Monday, February 17, 2014

Bonus Info: Toxicity (SOAD Drum Cover) by Geoff Bosco

http://youtu.be/FT7GS09AFTY

This drum kit is the 2007 PDP MX series kit I bought in 2008. I still think these are the best bang for the buck kits out there. Even with some of the great kits Tama are starting to produce at this price point. I still lean towards the DW sound.

The tom toms have Evans clear G1s on both sides. These are the Level 360 versions. These are nearly a year old, and they, one, still tune up like a breeze and two, as you can hear, still sound great.

The snare, a 13' 5.5" solid maple stave made drum by Spawn, has a coated G1 on top and a clear Remo (Gasp!)  Ambassador on the snare side.

The bass drum has a clear Evans EQ4 on the batter side and a plain black ported Evans on the resonant side.

The video was recorded on my Nikon D7100 in manual mode with the Tokina 11-16mm f2.8 (IF) DX. (1080 30p 1/30s iso 400 f/3.5)

I used a four mic setup to record this track into the Reaper DAW. I have a Sennheiser e604 on the snare, an AKG D112 in the bass drum, and a matched pair of Oktava MC012 in the Glyn Johns configuration for overheads.

The drums were mixed pretty simply. I always start by adding highpass filters, even to the bass drum, just to where I want the lowest frequencies to for that particular source to be audible. Just gates comp and eq on the bass and snare, with just a tiny bit of guitar distortion added to the snare to give it some mid range cut. Then I sent a aux input from the snare into a comp on the overheads to duck the sound of the snare in them. That's very typical in metal drum mixing. The overheads are compressed a bit (slow attack/quick release) and just a bit of eq. I sent these track to a drum buss where I compressed a bit more, then into a brickwall limiter, just to cut down the highest peaks 2-3db, and did some final overall eq.

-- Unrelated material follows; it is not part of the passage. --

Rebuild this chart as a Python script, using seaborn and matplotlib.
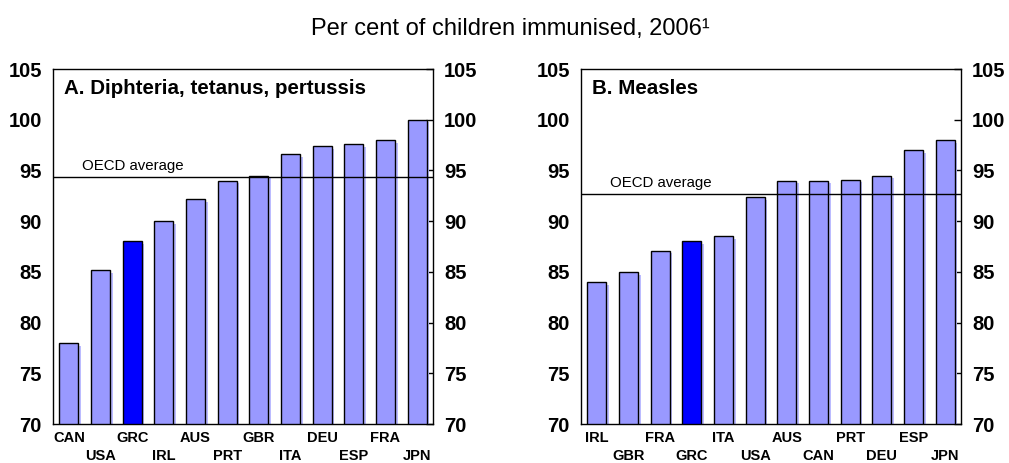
import matplotlib

matplotlib.use("Agg")
import matplotlib.patheffects as pe
import matplotlib.pyplot as plt
import seaborn as sns

# Panel A: diphteria, tetanus, pertussis
dtp_countries = ["CAN", "USA", "GRC", "IRL", "AUS", "PRT", "GBR", "ITA", "DEU", "ESP", "FRA", "JPN"]
dtp_values = [78.0, 85.2, 88.0, 90.0, 92.2, 94.0, 94.5, 96.6, 97.4, 97.6, 98.0, 100.0]
dtp_oecd = 94.4

# Panel B: measles
measles_countries = ["IRL", "GBR", "FRA", "GRC", "ITA", "USA", "AUS", "CAN", "PRT", "DEU", "ESP", "JPN"]
measles_values = [84.0, 85.0, 87.1, 88.0, 88.5, 92.4, 94.0, 94.0, 94.1, 94.5, 97.0, 98.0]
measles_oecd = 92.7

y_ticks = [70, 75, 80, 85, 90, 95, 100, 105]
HIGHLIGHT = "GRC"
BAR_COLOR = "#9999FF"
HIGHLIGHT_COLOR = "#0000FF"


def draw_panel(ax, countries, values, oecd_avg, title):
    colors = [HIGHLIGHT_COLOR if c == HIGHLIGHT else BAR_COLOR for c in countries]
    sns.barplot(
        x=countries,
        y=values,
        hue=countries,
        palette=colors,
        legend=False,
        width=0.6,
        edgecolor="black",
        linewidth=1.0,
        saturation=1,
        ax=ax,
    )
    for bar in ax.patches:
        bar.set_path_effects(
            [pe.SimplePatchShadow(offset=(2, -2), shadow_rgbFace="#BBBBFF", alpha=1.0), pe.Normal()]
        )

    ax.axhline(oecd_avg, color="black", linewidth=1.0, zorder=3)
    ax.text(0.42, oecd_avg + 0.35, "OECD average", fontsize=10.8, va="bottom", ha="left")
    ax.text(0.03, 0.945, title, transform=ax.transAxes, fontsize=14.8,
            fontweight="bold", va="center", ha="left")

    ax.set_ylim(70, 105)
    ax.set_xlim(-0.5, len(countries) - 0.5)
    ax.set_yticks(y_ticks)
    ax.tick_params(axis="y", direction="in", length=5, width=1, right=True,
                   labelright=True, labelsize=14.5, pad=8)
    for tick in ax.yaxis.get_major_ticks():
        tick.label1.set_fontweight("bold")
        tick.label2.set_fontweight("bold")
    ax.tick_params(axis="x", length=0, pad=5)

    labels = [c if i % 2 == 0 else "\n" + c for i, c in enumerate(countries)]
    ax.set_xticks(range(len(countries)))
    ax.set_xticklabels(labels, fontsize=10.5, fontweight="bold", linespacing=1.35)

    ax.set_xlabel("")
    ax.set_ylabel("")
    for spine in ax.spines.values():
        spine.set_visible(True)
        spine.set_color("black")
        spine.set_linewidth(1.0)


def main():
    sns.set_theme(style="white")
    plt.rcParams["font.family"] = ["Liberation Sans", "DejaVu Sans"]
    plt.rcParams["text.color"] = "black"
    plt.rcParams["xtick.color"] = "black"
    plt.rcParams["ytick.color"] = "black"
    plt.rcParams["axes.labelcolor"] = "black"

    fig = plt.figure(figsize=(10.09, 4.63), dpi=100)
    W, H = 1009, 463
    ax_a = fig.add_axes([53 / W, (H - 424) / H, 380 / W, 355 / H])
    ax_b = fig.add_axes([581 / W, (H - 424) / H, 380 / W, 355 / H])

    draw_panel(ax_a, dtp_countries, dtp_values, dtp_oecd, "A. Diphteria, tetanus, pertussis")
    draw_panel(ax_b, measles_countries, measles_values, measles_oecd, "B. Measles")

    fig.text(510 / W, 1 - 29 / H, "Per cent of children immunised, 2006¹",
             ha="center", va="center", fontsize=17)

    fig.savefig("out.png", dpi=100)
    plt.close(fig)


if __name__ == "__main__":
    main()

On the master buss I simply repeated what I did on the drum buss, with slightly different parameters of course, and added gain to get the final levels.


I used Sony Vegas to edit the audio and video together. The video itself is one complete unedited take, but there is an edit in the audio. I though about editing the actual video that goes with it the fixed audio, but I kind of liked the way it came out. lol See if you can spot it.